6) Warcraft
Duncan Jones came into Warcraft with lofty, noble intentions. In his desire to give Blizzard Entertainment’s wickedly popular multiplayer online role-playing game franchise the epic, sprawling cinematic dramatization that many fans, including Jones, have craved for years, the Moon/Source Code filmmaker opted to make his own Tolkienesque adventure fantasy that would dazzle the screen, expand upon its beloved universe and inspire the next generation of video game-based film adaptations.
Unfortunately, Warcraft wasn’t that movie. Instead, it was a bloated, disorientating, frustrating and ultimately boring, if wildly ambitious and often optimistic, hundred million-plus dollar failure that, alongside the similarly meandering Assassin’s Creed, proved (or, at least suggested) that maybe – just maybe – video games will never find a comfortable, withstanding home in the multiplex.
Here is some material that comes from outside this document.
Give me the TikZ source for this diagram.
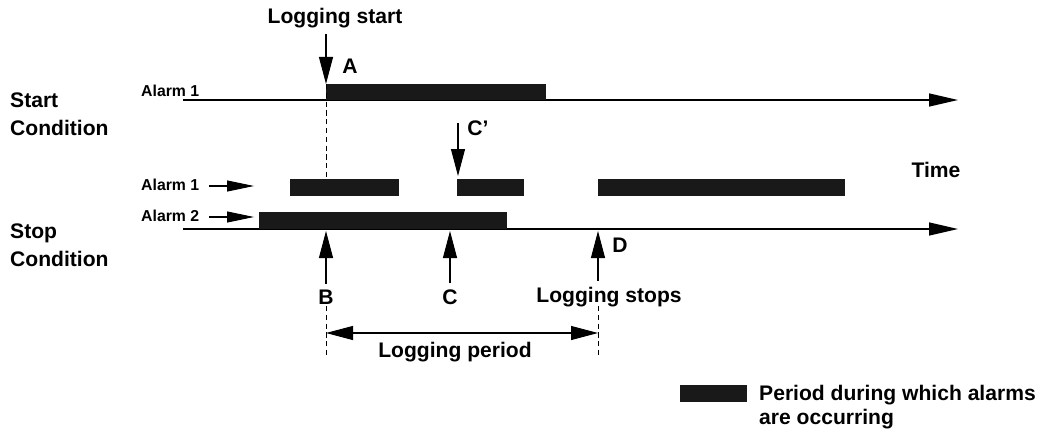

Overstuffed with mythology, overcome with dull performances (minus Toby Kebbell’s empathetic, impressionistic orc, Durotan, realized beautifully in state-of-the-art motion-capture technology) and overstimulated with its wide-reaching universe, which never quite feels as homey and immersive as Middle-Earth, even in The Hobbit adaptations, Warcraft was overwhelming and underwhelming all at once — an eyesore, an incessant, derivative bore, and, at times, an admirable failure from one of the most promising, if temporarily misguided, young directors in Hollywood.